RECORDS FOR THIS TASK

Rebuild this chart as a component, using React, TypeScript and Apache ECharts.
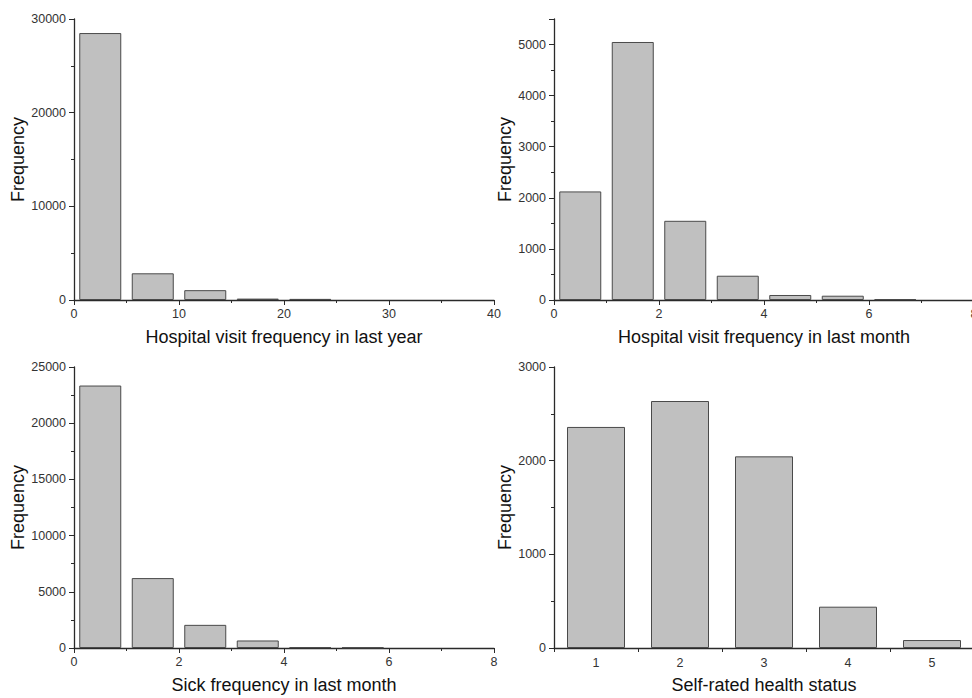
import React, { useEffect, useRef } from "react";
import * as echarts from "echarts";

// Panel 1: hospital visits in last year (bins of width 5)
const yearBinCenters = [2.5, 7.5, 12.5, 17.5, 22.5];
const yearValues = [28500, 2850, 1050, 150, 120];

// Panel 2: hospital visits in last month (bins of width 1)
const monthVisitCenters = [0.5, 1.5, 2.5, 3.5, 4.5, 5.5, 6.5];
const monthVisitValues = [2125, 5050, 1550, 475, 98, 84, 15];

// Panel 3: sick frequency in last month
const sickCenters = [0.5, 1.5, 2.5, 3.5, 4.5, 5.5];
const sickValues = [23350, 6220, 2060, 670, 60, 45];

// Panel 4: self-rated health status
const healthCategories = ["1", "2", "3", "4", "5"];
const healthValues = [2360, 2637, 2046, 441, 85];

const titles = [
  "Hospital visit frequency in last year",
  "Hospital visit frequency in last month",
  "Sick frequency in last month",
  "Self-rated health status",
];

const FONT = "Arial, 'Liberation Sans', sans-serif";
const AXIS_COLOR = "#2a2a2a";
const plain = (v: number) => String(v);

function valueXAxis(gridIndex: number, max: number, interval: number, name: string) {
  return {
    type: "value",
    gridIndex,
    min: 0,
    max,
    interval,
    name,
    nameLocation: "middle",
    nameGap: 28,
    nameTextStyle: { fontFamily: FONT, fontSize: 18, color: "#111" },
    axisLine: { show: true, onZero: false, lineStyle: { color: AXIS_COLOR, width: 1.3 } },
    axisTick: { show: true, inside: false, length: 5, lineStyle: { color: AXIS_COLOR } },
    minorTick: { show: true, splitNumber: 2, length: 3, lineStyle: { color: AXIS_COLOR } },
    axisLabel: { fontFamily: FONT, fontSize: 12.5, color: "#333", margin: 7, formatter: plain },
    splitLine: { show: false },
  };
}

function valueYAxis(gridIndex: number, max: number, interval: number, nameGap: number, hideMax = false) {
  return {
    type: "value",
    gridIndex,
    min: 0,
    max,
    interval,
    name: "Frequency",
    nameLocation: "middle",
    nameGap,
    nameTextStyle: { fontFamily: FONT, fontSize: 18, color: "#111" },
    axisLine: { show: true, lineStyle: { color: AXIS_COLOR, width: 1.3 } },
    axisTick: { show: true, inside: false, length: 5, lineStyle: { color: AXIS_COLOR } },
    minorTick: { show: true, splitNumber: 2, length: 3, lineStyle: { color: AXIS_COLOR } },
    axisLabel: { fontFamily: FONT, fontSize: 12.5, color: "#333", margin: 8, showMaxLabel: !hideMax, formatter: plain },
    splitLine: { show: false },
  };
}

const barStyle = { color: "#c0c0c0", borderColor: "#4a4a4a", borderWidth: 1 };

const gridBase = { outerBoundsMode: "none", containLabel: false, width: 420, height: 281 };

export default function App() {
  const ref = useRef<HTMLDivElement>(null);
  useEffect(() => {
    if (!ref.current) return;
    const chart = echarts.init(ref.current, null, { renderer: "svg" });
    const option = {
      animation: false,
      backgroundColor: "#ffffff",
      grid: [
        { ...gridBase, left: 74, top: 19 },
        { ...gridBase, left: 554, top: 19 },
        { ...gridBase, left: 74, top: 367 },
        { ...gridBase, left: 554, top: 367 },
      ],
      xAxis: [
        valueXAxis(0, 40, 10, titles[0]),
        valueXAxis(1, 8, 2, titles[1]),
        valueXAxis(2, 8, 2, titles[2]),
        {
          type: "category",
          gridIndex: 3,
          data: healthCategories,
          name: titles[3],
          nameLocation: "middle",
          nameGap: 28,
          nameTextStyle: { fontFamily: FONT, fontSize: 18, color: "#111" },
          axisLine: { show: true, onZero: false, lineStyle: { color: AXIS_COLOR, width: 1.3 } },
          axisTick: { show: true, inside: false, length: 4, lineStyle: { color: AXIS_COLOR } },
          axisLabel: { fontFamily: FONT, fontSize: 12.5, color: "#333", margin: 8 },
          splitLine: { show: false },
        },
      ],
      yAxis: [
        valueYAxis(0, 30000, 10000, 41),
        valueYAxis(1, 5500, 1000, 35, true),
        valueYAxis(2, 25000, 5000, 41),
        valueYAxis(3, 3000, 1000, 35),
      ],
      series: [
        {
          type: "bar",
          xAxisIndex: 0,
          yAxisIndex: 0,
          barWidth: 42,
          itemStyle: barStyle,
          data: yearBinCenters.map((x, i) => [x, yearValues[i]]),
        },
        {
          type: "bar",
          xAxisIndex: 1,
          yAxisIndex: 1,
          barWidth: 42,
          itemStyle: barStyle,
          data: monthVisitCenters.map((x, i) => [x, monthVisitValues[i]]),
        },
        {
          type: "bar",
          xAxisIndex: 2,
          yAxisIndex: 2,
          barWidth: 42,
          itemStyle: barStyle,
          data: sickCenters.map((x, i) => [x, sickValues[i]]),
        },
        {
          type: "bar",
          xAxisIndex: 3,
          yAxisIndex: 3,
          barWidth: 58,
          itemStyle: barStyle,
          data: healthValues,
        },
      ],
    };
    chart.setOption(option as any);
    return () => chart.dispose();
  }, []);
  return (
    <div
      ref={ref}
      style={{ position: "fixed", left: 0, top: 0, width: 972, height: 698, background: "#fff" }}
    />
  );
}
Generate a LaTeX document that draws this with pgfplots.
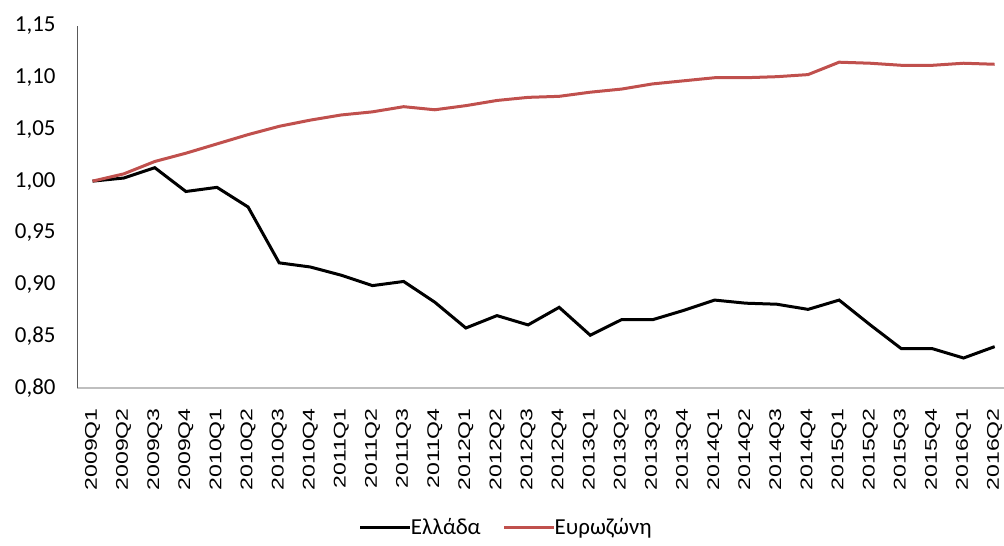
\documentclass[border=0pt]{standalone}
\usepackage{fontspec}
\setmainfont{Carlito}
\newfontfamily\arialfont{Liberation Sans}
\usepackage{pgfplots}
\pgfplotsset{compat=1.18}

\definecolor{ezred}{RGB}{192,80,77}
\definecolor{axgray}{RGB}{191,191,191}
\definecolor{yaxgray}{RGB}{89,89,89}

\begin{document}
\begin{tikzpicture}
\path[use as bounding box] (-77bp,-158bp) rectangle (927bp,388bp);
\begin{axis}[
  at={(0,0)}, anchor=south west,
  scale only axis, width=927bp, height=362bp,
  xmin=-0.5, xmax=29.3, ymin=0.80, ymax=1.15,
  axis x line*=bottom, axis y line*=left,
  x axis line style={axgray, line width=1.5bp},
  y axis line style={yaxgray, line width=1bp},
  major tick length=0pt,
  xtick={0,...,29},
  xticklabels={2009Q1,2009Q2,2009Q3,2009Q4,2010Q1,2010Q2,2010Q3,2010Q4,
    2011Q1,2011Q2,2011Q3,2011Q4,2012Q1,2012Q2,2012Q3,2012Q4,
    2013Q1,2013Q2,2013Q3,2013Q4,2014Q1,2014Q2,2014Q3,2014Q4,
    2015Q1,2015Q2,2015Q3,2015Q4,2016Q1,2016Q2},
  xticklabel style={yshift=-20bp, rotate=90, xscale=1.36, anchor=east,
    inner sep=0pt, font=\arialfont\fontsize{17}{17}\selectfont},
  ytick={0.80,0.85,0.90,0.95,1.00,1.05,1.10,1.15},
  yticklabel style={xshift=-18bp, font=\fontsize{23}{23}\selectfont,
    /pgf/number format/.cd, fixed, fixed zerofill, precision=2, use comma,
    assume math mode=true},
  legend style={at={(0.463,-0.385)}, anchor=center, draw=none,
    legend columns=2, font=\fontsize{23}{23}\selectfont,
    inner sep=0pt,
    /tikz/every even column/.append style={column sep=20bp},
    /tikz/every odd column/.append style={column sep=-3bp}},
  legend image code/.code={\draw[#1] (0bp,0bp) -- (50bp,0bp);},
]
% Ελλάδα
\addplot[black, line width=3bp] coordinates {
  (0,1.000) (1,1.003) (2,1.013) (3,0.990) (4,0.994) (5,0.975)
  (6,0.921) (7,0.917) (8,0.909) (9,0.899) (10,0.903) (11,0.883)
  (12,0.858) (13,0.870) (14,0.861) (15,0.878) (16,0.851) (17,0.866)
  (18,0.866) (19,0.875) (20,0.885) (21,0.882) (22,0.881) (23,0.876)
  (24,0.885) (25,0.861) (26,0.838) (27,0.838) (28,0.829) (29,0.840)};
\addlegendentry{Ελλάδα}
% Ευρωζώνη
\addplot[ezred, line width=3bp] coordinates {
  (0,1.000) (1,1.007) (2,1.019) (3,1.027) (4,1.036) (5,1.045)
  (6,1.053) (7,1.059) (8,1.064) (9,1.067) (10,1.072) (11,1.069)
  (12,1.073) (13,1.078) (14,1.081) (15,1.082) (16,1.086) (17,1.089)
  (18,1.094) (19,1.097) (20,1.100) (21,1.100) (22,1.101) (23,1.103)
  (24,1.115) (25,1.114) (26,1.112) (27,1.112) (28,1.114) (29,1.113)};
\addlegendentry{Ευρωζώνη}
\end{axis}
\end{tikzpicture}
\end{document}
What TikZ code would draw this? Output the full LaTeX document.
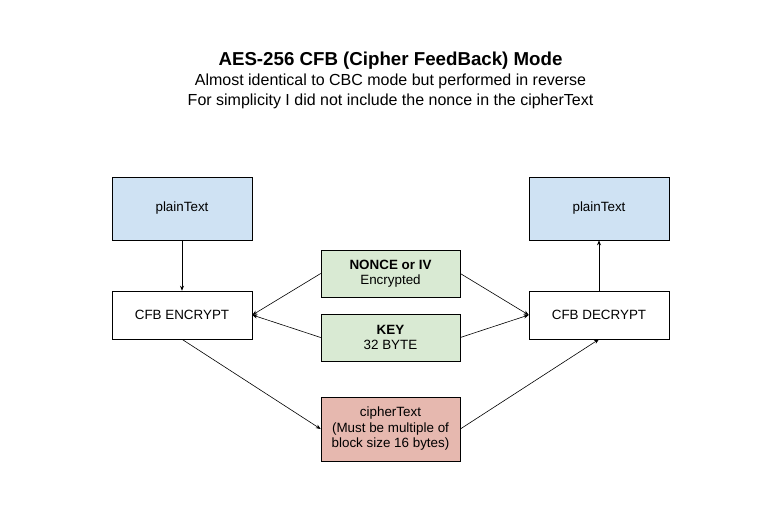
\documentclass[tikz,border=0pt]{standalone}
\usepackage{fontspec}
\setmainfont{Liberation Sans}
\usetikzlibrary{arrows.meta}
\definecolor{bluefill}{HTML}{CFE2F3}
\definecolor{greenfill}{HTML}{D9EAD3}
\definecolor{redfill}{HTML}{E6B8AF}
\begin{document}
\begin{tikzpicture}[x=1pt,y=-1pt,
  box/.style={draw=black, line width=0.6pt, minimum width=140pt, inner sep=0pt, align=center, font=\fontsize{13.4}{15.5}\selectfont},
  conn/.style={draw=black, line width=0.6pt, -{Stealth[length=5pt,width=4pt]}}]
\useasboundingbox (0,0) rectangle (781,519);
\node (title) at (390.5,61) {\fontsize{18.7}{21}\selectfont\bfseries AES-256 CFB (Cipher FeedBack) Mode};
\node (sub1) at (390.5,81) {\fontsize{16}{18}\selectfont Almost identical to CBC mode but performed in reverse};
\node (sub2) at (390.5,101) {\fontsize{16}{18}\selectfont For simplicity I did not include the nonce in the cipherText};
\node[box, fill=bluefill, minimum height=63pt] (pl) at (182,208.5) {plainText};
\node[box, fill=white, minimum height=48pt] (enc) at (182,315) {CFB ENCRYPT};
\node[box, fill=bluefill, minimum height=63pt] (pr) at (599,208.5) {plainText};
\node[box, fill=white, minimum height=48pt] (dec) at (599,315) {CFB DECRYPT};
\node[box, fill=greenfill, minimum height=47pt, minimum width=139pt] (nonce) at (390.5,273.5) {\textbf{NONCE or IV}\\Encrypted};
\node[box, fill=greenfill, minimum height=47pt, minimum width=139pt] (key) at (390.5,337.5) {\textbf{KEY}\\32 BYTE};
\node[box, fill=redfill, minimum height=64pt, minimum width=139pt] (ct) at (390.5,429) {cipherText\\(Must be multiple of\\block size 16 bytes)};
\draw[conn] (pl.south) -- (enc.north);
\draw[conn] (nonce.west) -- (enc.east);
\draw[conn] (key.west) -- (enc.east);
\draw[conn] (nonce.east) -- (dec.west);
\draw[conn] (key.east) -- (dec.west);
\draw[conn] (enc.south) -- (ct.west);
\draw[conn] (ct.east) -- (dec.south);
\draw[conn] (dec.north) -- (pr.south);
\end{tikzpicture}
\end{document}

YOUR TASK
Starting at the first line of the records above, set down each line exactly through the one that holds "const plain = (v: number) => String(v);". Omit pictures.

FINAL RESULT
Rebuild this chart as a component, using React, TypeScript and Apache ECharts.
import React, { useEffect, useRef } from "react";
import * as echarts from "echarts";

// Panel 1: hospital visits in last year (bins of width 5)
const yearBinCenters = [2.5, 7.5, 12.5, 17.5, 22.5];
const yearValues = [28500, 2850, 1050, 150, 120];

// Panel 2: hospital visits in last month (bins of width 1)
const monthVisitCenters = [0.5, 1.5, 2.5, 3.5, 4.5, 5.5, 6.5];
const monthVisitValues = [2125, 5050, 1550, 475, 98, 84, 15];

// Panel 3: sick frequency in last month
const sickCenters = [0.5, 1.5, 2.5, 3.5, 4.5, 5.5];
const sickValues = [23350, 6220, 2060, 670, 60, 45];

// Panel 4: self-rated health status
const healthCategories = ["1", "2", "3", "4", "5"];
const healthValues = [2360, 2637, 2046, 441, 85];

const titles = [
  "Hospital visit frequency in last year",
  "Hospital visit frequency in last month",
  "Sick frequency in last month",
  "Self-rated health status",
];

const FONT = "Arial, 'Liberation Sans', sans-serif";
const AXIS_COLOR = "#2a2a2a";
const plain = (v: number) => String(v);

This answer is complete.